¿Quién manda aquí? ¿Quién organiza aquí?

¿Quién manda aquí? ¿Quién organiza aquí?

RAFAEL ACEVEDO
El Presidente es el mandatario, o sea, el que realiza el mandato, dicho en cibaeño: «el que hace el mandado». Porque, según el espíritu de la democracia, el que manda es el ciudadano, o sea, yo, usted, nosotros, vosotros y ellos.

En nuestro defectuoso sistema institucional, la concentración de poder legal, pero aún más de facto, en manos del Presidente, le da vuelta a la relación que debe haber entre mandante y mandatario, y tiende a anular los fundamentos civilistas y «poblacionistas» de la democracia.

Lo peor es que tanto se ha acostumbrado la gente a esa distorsión, que tienden a ver como naturales las violaciones de la Constitución y las leyes por parte de Poderes del Estado, en especial, manejos presupuestales y extra presupuestales de los fondos públicos.

Tal es el acostumbramiento, que se llega a concebir a las dependencias del Estado como negocios y cotos privados de sus incumbentes de turno, y no se entiende que el Palacio de Gobierno no es sino una oficina pública más, a la que usted puede acudir igual que va a la Fiscalía, a Impuestos Internos, o al Oficialato Civil.

Parte de esta distorsión perceptual se debe a que para un trámite burocrático, a menudo hace falta sobornar a alguien o solicitar el favor a un jefe departamental.

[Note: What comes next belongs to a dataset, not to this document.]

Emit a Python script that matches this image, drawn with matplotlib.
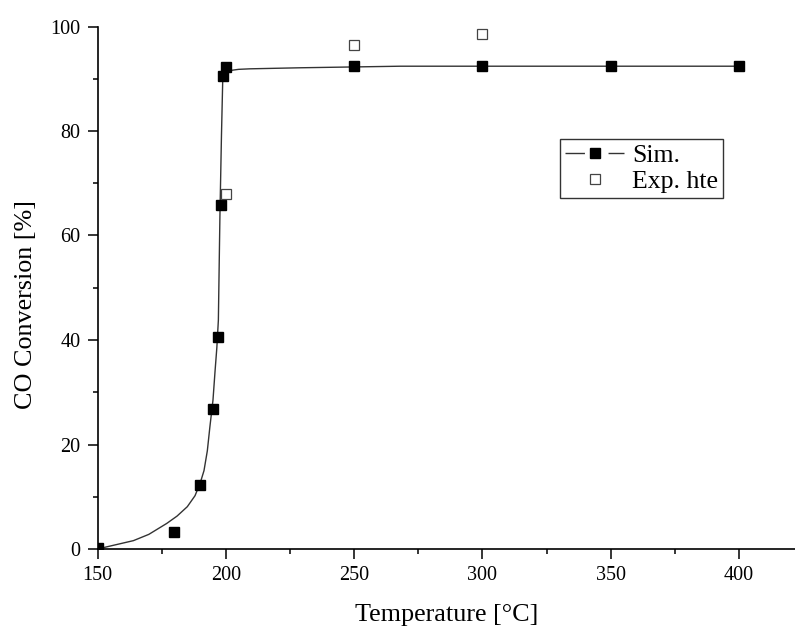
import matplotlib
matplotlib.use("Agg")
import matplotlib.pyplot as plt
from matplotlib.ticker import MultipleLocator
from matplotlib.lines import Line2D
from matplotlib.legend_handler import HandlerTuple

# Simulated data (filled squares)
sim_T = [150, 180, 190, 195, 197, 198, 199, 200, 250, 300, 350, 400]
sim_conv = [0.2, 3.2, 12.3, 26.7, 40.5, 65.9, 90.5, 92.2, 92.4, 92.4, 92.4, 92.4]

# Smooth curve
curve_T = [150, 157, 164, 170, 177, 181, 185, 188, 190, 191.5, 192.8, 193.8, 195, 195.8,
           196.5, 197.1, 197.7, 198.3, 198.8, 199.1, 199.4, 200, 202, 205, 209.4,
           229, 268, 330, 400]
curve_conv = [0, 0.8, 1.6, 2.8, 4.9, 6.3, 8.1, 10.2, 12.6, 15.0, 18.8, 23.4, 28.5, 34,
              38.5, 43.8, 63.6, 79, 89.8, 90.8, 91.2, 91.4, 91.6, 91.8, 91.9,
              92.1, 92.4, 92.4, 92.4]

# Experimental data (open squares)
exp_T = [200, 250, 300]
exp_conv = [68.0, 96.5, 98.6]

xticks = [150, 200, 250, 300, 350, 400]
yticks = [0, 20, 40, 60, 80, 100]

plt.rcParams['font.family'] = ['Liberation Serif', 'DejaVu Serif']

fig = plt.figure(figsize=(7.95, 6.29), dpi=100)
ax = fig.add_axes([97.5/795, 80/629, 1 - 97.5/795, (549-26.5)/629])

ax.plot(curve_T, curve_conv, '-', color='#333333', lw=1.0, zorder=2)
ax.plot(sim_T, sim_conv, 's', color='black', ms=7.6, mec='black', zorder=3)
ax.plot(exp_T, exp_conv, 's', mfc='white', mec='#444444', mew=0.9, ms=7.2, zorder=3)

# legend proxies
h_line = Line2D([], [], color='#333333', lw=1.0, dashes=(14, 17, 14))
h_mark = Line2D([], [], ls='none', marker='s', mfc='black', mec='black', ms=7.0)
h_exp = Line2D([], [], ls='none', marker='s', mfc='white', mec='#444444', mew=0.9, ms=7.0)
leg = ax.legend([(h_line, h_mark), h_exp], ['Sim.', 'Exp. hte'], loc='upper left',
                handler_map={tuple: HandlerTuple(ndivide=1)},
                bbox_to_anchor=((560 - 97.5) / (795 - 97.5), (549 - 139) / (549 - 26.5)),
                frameon=True, fancybox=False, fontsize=18.5, handlelength=2.3,
                handletextpad=0.3, borderpad=0.2, labelspacing=0.1, borderaxespad=0)
leg.get_frame().set_edgecolor('black')
leg.get_frame().set_linewidth(1.0)

ax.set_xlim(150, 421.8)
ax.set_ylim(0, 100)
ax.set_xticks(xticks)
ax.set_yticks(yticks)
ax.xaxis.set_minor_locator(MultipleLocator(25))
ax.yaxis.set_minor_locator(MultipleLocator(10))
ax.tick_params(which='major', direction='out', length=7.2, width=1.1, labelsize=14.5, pad=5)
ax.tick_params(which='minor', direction='out', length=3.6, width=1.1)
for s in ['top', 'right']:
    ax.spines[s].set_visible(False)
for s in ['left', 'bottom']:
    ax.spines[s].set_linewidth(1.2)

ax.set_xlabel('Temperature [°C]', fontsize=18.8, labelpad=14)
ax.set_ylabel('CO Conversion [%]', fontsize=18.8)
ax.yaxis.set_label_coords(-0.087, 0.467)

fig.savefig('out.png', dpi=100)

Tanto más si usted quiere, como es el derecho de todo ciudadano, empresario o comerciante, vender sus mercancías o sus servicios al Estado. La razón de ello es que comúnmente sólo personas allegadas al Partido o negociantes vinculados, tienen acceso a tales oportunidades. De manera que si usted se acerca a una Dependencia Pública a buscar negocio, la interpretación suele ser que usted está tratando de hacer algo ilícito, cuando debería esto ser cosa normal.

En general, lo que en la realidad ocurre es que la función de gobernar, que es originaria o teóricamente concebida como el mecanismo para que la voluntad popular se lleve a efecto, se convierte en definitiva, en una obstrucción para que la misma no se cumpla. Se produce, en cambio, una apropiación de hecho de los recursos y medios institucionales del Estado por parte de los mandatarios, quienes utilizan estos medios para promover sus propios y particulares intereses.

Se ha llegado al extremo de este modelo patrimonialista, que se ha echado por el suelo lo poco que en anteriores gobiernos se había andado en materia de Carrera de Servicio Civil, y en un buen número de instituciones se producen casos de particularismo nepótico que darían vergüenza a cualquier administrador con criterios elementales de gerencia y decencia. Hay dependencias públicas que no resisten el menor examen en aspectos tales como la transparencia y la rendición de cuentas en el manejo de sus recursos.

En la cúspide de este macro desorden, está la irresponsabilidad de entidades como la Contraloría General de la República, que en estos menesteres ya ni se menciona; la Cámara de Cuentas, que está muy lejos de verificar y monitorear cosa alguna; un Congreso que ni siquiera lee los informes de la Cámara de Cuentas, y unas «entidades» de prevención y persecución de la corrupción que de desvergüenza y desuso, han perdido identidad y nombradía.

Mientras tanto, nos preguntamos ¿Hasta dónde puede degenerar esta situación? ¿Son materialmente sostenibles estos manejos irresponsables con cargo a un Presupuesto que se basa en impuestos de una población hambrienta, y de desempleados? ¿Cómo conciliar prioridades impostergables dentro de un Presupuesto en el que cerca de la mitad se tiene que destinar a pagar deudas públicas y a subsidiar desastres micro económicos de empresas eléctricas y otras distorsiones y dispendios?

Uno piensa, por necesidad, en los cientos de miles de dominicanos que huyen a diario de un país que no les da oportunidades, en las miles de mujeres allende dedicadas a la prostitución para mantener aquí a sus familiares, y en los tantos desventurados haitianos que con su barata mano de obra expulsan a los dominicanos del mercado laboral, pero que alivian las dificultades de los pobres y clase media al abaratar el costo de productos y servicios. Definitivamente, no es soportable este estupro colectivo, este despilfarro; estos ejercicios de gobierno tan brutalmente corruptos y violentos.